Except that if all the people
in Yorkshire vote one way, and everyone else in the UK votes the other,
Yorkshire is stuck with the consensus, and that could mean accepting laws
approved of in Lancashire! If
Huddersfield votes one way, but the rest of Yorkshire votes another, is that
fair on the inhabitants of Huddersfield?
What about Lynton Avenue? What
about Number 47? (An address, incidentally, chosen completely at random. I have no idea who lives there, nor are they affiliated with this blog, so please don't bother them, or ask their opinions on the nascent Huddersfield Independence Movement).
And so on, ad absurdum. At what scale, at what level, is the right
amount of democracy to be found?
Scotland recently agitated for independence, using most of the same
arguments as those in favour of the UK leaving the EU, talking about
sovereignty and democracy and not being ruled by those who don’t have their
interests at heart.
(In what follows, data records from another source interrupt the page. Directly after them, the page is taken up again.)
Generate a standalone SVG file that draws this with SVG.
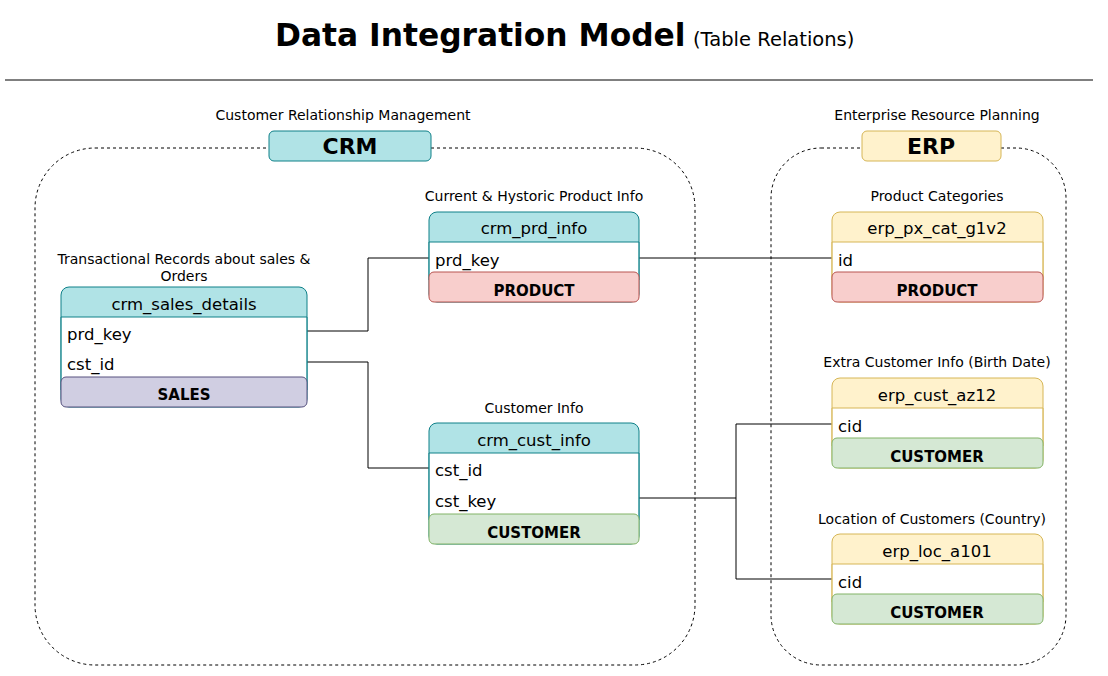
<svg xmlns="http://www.w3.org/2000/svg" width="1108" height="676" viewBox="0 0 1108 676">
<style>
text{font-family:"DejaVu Sans","Liberation Sans",sans-serif;fill:#000}
.lbl{font-size:14px;text-anchor:middle}
.hd{font-size:16.5px;text-anchor:middle}
.row{font-size:16.5px}
.ft{font-size:15px;font-weight:bold;text-anchor:middle}
.cont{fill:none;stroke:#000;stroke-width:1;stroke-dasharray:3 3}
.crmT{fill:#b0e3e6;stroke:#0e8088}
.erpT{fill:#fff2cc;stroke:#d6b656}
.body{fill:#fff}
.prod{fill:#f8cecc;stroke:#b85450}
.cust{fill:#d5e8d4;stroke:#82b366}
.sales{fill:#d0cee2;stroke:#56517e}
.conn{fill:none;stroke:#000;stroke-width:1}
</style>
<rect width="1108" height="676" fill="#fff"/>
<g id="title">
<text x="275" y="46" style="font-size:31.3px;font-weight:bold">Data Integration Model</text>
<text x="693" y="46" style="font-size:19.5px">(Table Relations)</text>
<line x1="5" y1="80" x2="1093" y2="80" stroke="#000" stroke-width="1"/>
</g>
<g id="crm-group">
<rect class="cont" x="35" y="148" width="660" height="517" rx="60"/>
<text class="lbl" x="343" y="120">Customer Relationship Management</text>
<rect x="269" y="131" width="162" height="30" rx="5" class="crmT"/>
<text x="350" y="154" style="font-size:22px;font-weight:bold;text-anchor:middle">CRM</text>
</g>
<g id="erp-group">
<rect class="cont" x="771" y="148" width="295" height="517" rx="50"/>
<text class="lbl" x="937" y="120">Enterprise Resource Planning</text>
<rect x="862" y="131" width="139" height="30" rx="5" class="erpT"/>
<text x="931" y="154" style="font-size:22px;font-weight:bold;text-anchor:middle">ERP</text>
</g>
<g id="connectors">
<polyline class="conn" points="307,331 368,331 368,258 429,258"/>
<polyline class="conn" points="307,362 368,362 368,468 429,468"/>
<polyline class="conn" points="639,258 832,258"/>
<polyline class="conn" points="639,498 736,498 736,424 832,424"/>
<polyline class="conn" points="736,498 736,579 832,579"/>
</g>
<g id="crm_sales_details">
<text class="lbl" x="184" y="264">Transactional Records about sales &amp;</text>
<text class="lbl" x="184" y="281">Orders</text>
<rect x="61" y="287" width="246" height="120" rx="8" class="crmT"/>
<rect x="61.5" y="317" width="245" height="70" class="body"/>
<line x1="61" y1="317" x2="307" y2="317" stroke="#0e8088"/>
<line x1="61" y1="317" x2="61" y2="390" stroke="#0e8088"/>
<line x1="307" y1="317" x2="307" y2="390" stroke="#0e8088"/>
<text class="hd" x="184" y="310">crm_sales_details</text>
<text class="row" x="67" y="340">prd_key</text>
<text class="row" x="67" y="370">cst_id</text>
<rect x="61" y="377" width="246" height="30" rx="5" class="sales"/>
<text class="ft" x="184" y="400">SALES</text>
</g>
<g id="crm_prd_info">
<text class="lbl" x="534" y="201">Current &amp; Hystoric Product Info</text>
<rect x="429" y="212" width="210" height="90" rx="8" class="crmT"/>
<rect x="429.5" y="242" width="209" height="35" class="body"/>
<line x1="429" y1="242" x2="639" y2="242" stroke="#0e8088"/>
<line x1="429" y1="242" x2="429" y2="280" stroke="#0e8088"/>
<line x1="639" y1="242" x2="639" y2="280" stroke="#0e8088"/>
<text class="hd" x="534" y="234">crm_prd_info</text>
<text class="row" x="435" y="266">prd_key</text>
<rect x="429" y="272" width="210" height="30" rx="5" class="prod"/>
<text class="ft" x="534" y="296">PRODUCT</text>
</g>
<g id="crm_cust_info">
<text class="lbl" x="534" y="413">Customer Info</text>
<rect x="429" y="423" width="210" height="121" rx="8" class="crmT"/>
<rect x="429.5" y="453" width="209" height="66" class="body"/>
<line x1="429" y1="453" x2="639" y2="453" stroke="#0e8088"/>
<line x1="429" y1="453" x2="429" y2="520" stroke="#0e8088"/>
<line x1="639" y1="453" x2="639" y2="520" stroke="#0e8088"/>
<text class="hd" x="534" y="446">crm_cust_info</text>
<text class="row" x="435" y="476">cst_id</text>
<text class="row" x="435" y="507">cst_key</text>
<rect x="429" y="514" width="210" height="30" rx="5" class="cust"/>
<text class="ft" x="534" y="538">CUSTOMER</text>
</g>
<g id="erp_px_cat_g1v2">
<text class="lbl" x="937" y="201">Product Categories</text>
<rect x="832" y="212" width="211" height="90" rx="8" class="erpT"/>
<rect x="832.5" y="242" width="210" height="35" class="body"/>
<line x1="832" y1="242" x2="1043" y2="242" stroke="#d6b656"/>
<line x1="832" y1="242" x2="832" y2="280" stroke="#d6b656"/>
<line x1="1043" y1="242" x2="1043" y2="280" stroke="#d6b656"/>
<text class="hd" x="937" y="234">erp_px_cat_g1v2</text>
<text class="row" x="838" y="266">id</text>
<rect x="832" y="272" width="211" height="30" rx="5" class="prod"/>
<text class="ft" x="937" y="296">PRODUCT</text>
</g>
<g id="erp_cust_az12">
<text class="lbl" x="937" y="367">Extra Customer Info (Birth Date)</text>
<rect x="832" y="378" width="211" height="90" rx="8" class="erpT"/>
<rect x="832.5" y="408" width="210" height="35" class="body"/>
<line x1="832" y1="408" x2="1043" y2="408" stroke="#d6b656"/>
<line x1="832" y1="408" x2="832" y2="446" stroke="#d6b656"/>
<line x1="1043" y1="408" x2="1043" y2="446" stroke="#d6b656"/>
<text class="hd" x="937" y="401">erp_cust_az12</text>
<text class="row" x="838" y="432">cid</text>
<rect x="832" y="438" width="211" height="30" rx="5" class="cust"/>
<text class="ft" x="937" y="462">CUSTOMER</text>
</g>
<g id="erp_loc_a101">
<text class="lbl" x="932" y="524">Location of Customers (Country)</text>
<rect x="832" y="534" width="211" height="90" rx="8" class="erpT"/>
<rect x="832.5" y="564" width="210" height="35" class="body"/>
<line x1="832" y1="564" x2="1043" y2="564" stroke="#d6b656"/>
<line x1="832" y1="564" x2="832" y2="602" stroke="#d6b656"/>
<line x1="1043" y1="564" x2="1043" y2="602" stroke="#d6b656"/>
<text class="hd" x="937" y="557">erp_loc_a101</text>
<text class="row" x="838" y="588">cid</text>
<rect x="832" y="594" width="211" height="30" rx="5" class="cust"/>
<text class="ft" x="937" y="618">CUSTOMER</text>
</g>
</svg>
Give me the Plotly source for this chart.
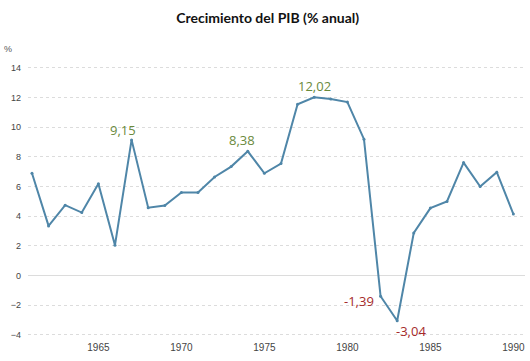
import plotly.graph_objects as go

years = list(range(1961, 1991))
growth = [6.9, 3.35, 4.75, 4.25, 6.2, 2.05, 9.15, 4.58, 4.72, 5.6, 5.6, 6.65, 7.35, 8.38,
          6.9, 7.55, 11.55, 12.02, 11.9, 11.7, 9.2, -1.39, -3.04, 2.88, 4.55, 5.0, 7.62,
          6.0, 6.97, 4.15]
ann_years = [1967, 1974, 1978, 1982, 1983]
ann_text = ["9,15", "8,38", "12,02", "-1,39", "-3,04"]
ann_colors = ["#6a8a3c", "#6a8a3c", "#6a8a3c", "#a52a2a", "#a52a2a"]
ann_shift = [(-9, 10), (-6, 11), (0, 11), (-22, -5), (14, -10)]
ytick_vals = list(range(-4, 15, 2))
xtick_vals = [1965, 1970, 1975, 1980, 1985, 1990]

fig = go.Figure()
fig.add_trace(go.Scatter(x=years, y=growth, mode="lines+markers",
                         line=dict(color="#4f86a8", width=2),
                         marker=dict(size=3, color="#4f86a8"),
                         showlegend=False, hoverinfo="skip"))

for yr, txt, col, (dx, dy) in zip(ann_years, ann_text, ann_colors, ann_shift):
    v = growth[years.index(yr)]
    fig.add_annotation(x=yr, y=v, text=txt, showarrow=False, xshift=dx, yshift=dy,
                       font=dict(family="Open Sans, Arial", size=13, color=col))

fig.add_annotation(xref="paper", yref="paper", x=-0.04, y=1.0, yshift=6,
                   text="%", showarrow=False, xanchor="center", yanchor="bottom",
                   font=dict(family="Liberation Sans, Arial", size=9, color="#555555"))

fig.update_layout(
    width=530, height=361,
    margin=dict(l=28, r=5, t=62, b=21, autoexpand=False),
    paper_bgcolor="white", plot_bgcolor="white",
    title=dict(text="<b>Crecimiento del PIB (% anual)</b>", x=0.505, xanchor="center",
               y=0.95, yanchor="middle", automargin=False,
               font=dict(family="Lato, Noto Sans, Arial", size=14, color="#111111")),
    xaxis=dict(range=[1960.76, 1990.7], tickvals=xtick_vals, showgrid=False,
               zeroline=False, showline=False, ticks="", automargin=False,
               tickfont=dict(family="Liberation Sans, Arial", size=10, color="#444444")),
    yaxis=dict(range=[-4.34, 14.4], tickvals=ytick_vals, showgrid=True,
               gridcolor="#dcdcdc", griddash="dot", gridwidth=1,
               zeroline=True, zerolinecolor="#dcdcdc", zerolinewidth=1,
               showline=False, ticks="", ticklabelstandoff=6, automargin=False,
               tickfont=dict(family="Liberation Sans, Arial", size=9, color="#444444")),
)

fig.write_html("out.html", config={"displayModeBar": False},
               post_script="document.body.style.margin='0';document.body.style.padding='0';")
There are those in
Cornwall and Wales who’d like to see them as independent countries. The national consensus is that this level of
democracy and self-government is not a Good Thing. Nations as entities need to be a certain size
to get anything important done, and minorities having to put up with majority
rule as part of a democracy is the price individuals pay for having those
important things done on their behalf.
Where is that threshold
though, roughly? At what point do we
say, “No, this entity is too big, this is far too much democracy thank you
kindly. The minority opinion is too big
to be ignored, even if the majority opinion is correspondingly enormous.” Presumably if nine people vote for option A,
and 1 for option B, it is fair and just to expect Person 10 to go along with
it. However, if 900 million vote for A,
and 100 million for B, it is not fair and just to expect that minority,
numerically huge as it is, to accept the decision?
Obviously the EU is culturally
diverse, and it can be argued that it is not fair that people from a culture
very different to that of others should be able to make decisions that impinge
on the lives of those culturally-different others. They don’t understand how that minority does things,
how they think, what they believe, and shouldn’t be allowed to push them
around, no matter how democratically.
But is the culture in London
sufficiently similar that their votes should affect rural Cheshire, for
example? Is the culture of Birmingham
enough like that of Cornwall, Kent’s of Cumbria? At what point does the cultural and sovereign
cost of democracy become higher than the benefits reaped by joint action?
I’ve no idea, and I suspect
that everybody has their own opinion, which is of course why we’re having this
referendum. However, certain people in
Scotland have suggested that if Scotland votes ‘In’, and the rest of the UK
votes ‘Out’, they should be allowed another referendum to see if they should be
allowed to become independent and stay in the EU as a separate entity. They will have suffered a surfeit of
democracy. The idea has been met with
disdain by many, but surely that assertion of national sovereignty is exactly
what so many people in the UK are in favour of?
Unless their democracy threshold is larger than Scotland but smaller
than the EU, of course.
As I say, I have no answers,
but I thought that the question is worth asking, because we hear a lot of
rhetoric about democracy, as though it is some wonderful panacea that can turn
the most wretched war-torn wasteland into a charming utopia overnight. It is worth remembering that it is possible
to have too much of a good thing. It’s
just up to each person to decide how much is too much, and vote
accordingly. Those in the minority will
then have to accept that majority’s decision as the price of being a part of a
greater whole. It just remains to be
seen how great that whole is afterwards.